Now that the temperatures are dropping, you may start worrying about your vehicle. Winter is arguably the worst time to have problems with your car, and also the harshest season for your vehicle. Cold temperature and icy weather can spell disaster, so what can you do? The first step is to be informed about what winter can mean for your engine.

Winter and Your Engine

Some preventative and informed awareness can help you to survive the winter weather with a happy and healthy engine. Read each section and then check your own car for winter prep.

Battery: If you can’t remember the last time you changed your battery, it might be a good idea to do that now before you find yourself with a dead battery in a frozen parking lot. Check for corrosion or loose connections if you aren’t in the market for a new battery.

Fluids: Antifreeze is the most important feature in your winter engine, because it will help any liquids from freezing and expanding to crack your radiator.
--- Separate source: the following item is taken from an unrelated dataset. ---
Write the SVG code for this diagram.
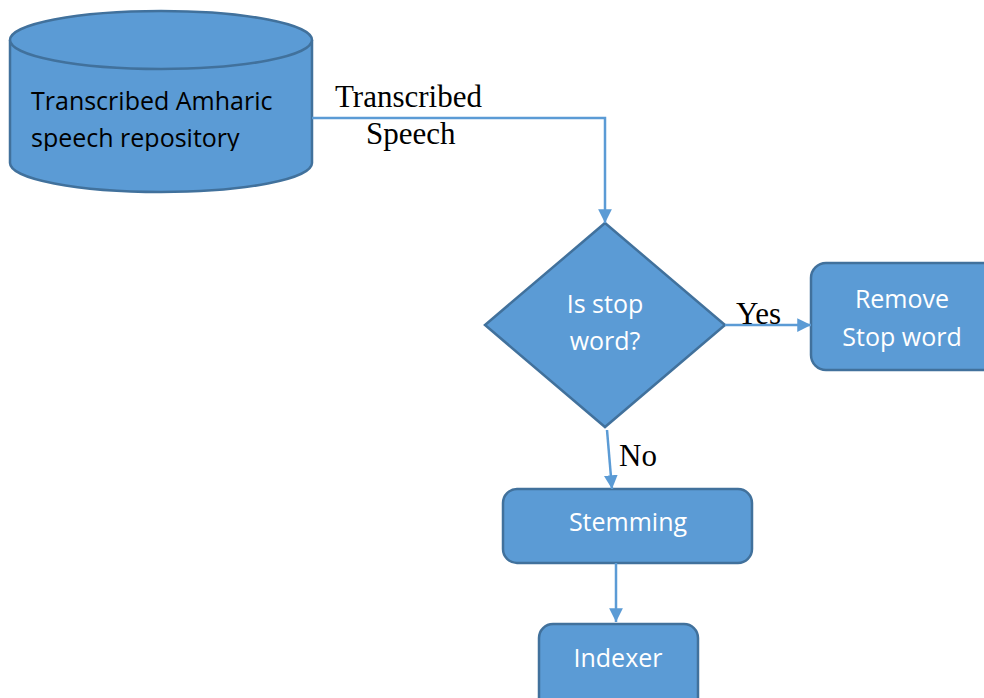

Top off your antifreeze and oil while you’re at it. It’s not a bad idea to add an oil additive to help your engine’s oil coat more completely and reduce friction in a cold engine. Don’t forget washer fluid while you’re filling up fluids in the engine.

Temperature Gauge: Do you know where your temperature indicator is located on your dashboard? You need to know where it is and what it means. Your car should take 5-15 minutes of running to reach the middle “safe” temperatures. If it isn’t reaching that in the cold weather then you may have a problem or leak.

Don’t Idle: In decades past it was considered good practice to let your car idle for 5 minutes in your driveway to warm up so that your engine didn’t work as hard to reach a normal temperature. Today’s car’s are much more efficient, so idling is actually bad for the environment and the engine. Instead, you can remote start your car a few minutes early just to get seat-warmers and heat going, but driving your car is the best way to warm it up. Just take it easy – no drag racing down the street on an ice cold engine.

Check Up: It’s smart to get a check up or oil change on your engine before the holidays make things hectic. The older your car, the more need you’ll have for a checkup.

Winter can be hard on your car and your car’s engine, so show it a little love this holiday season.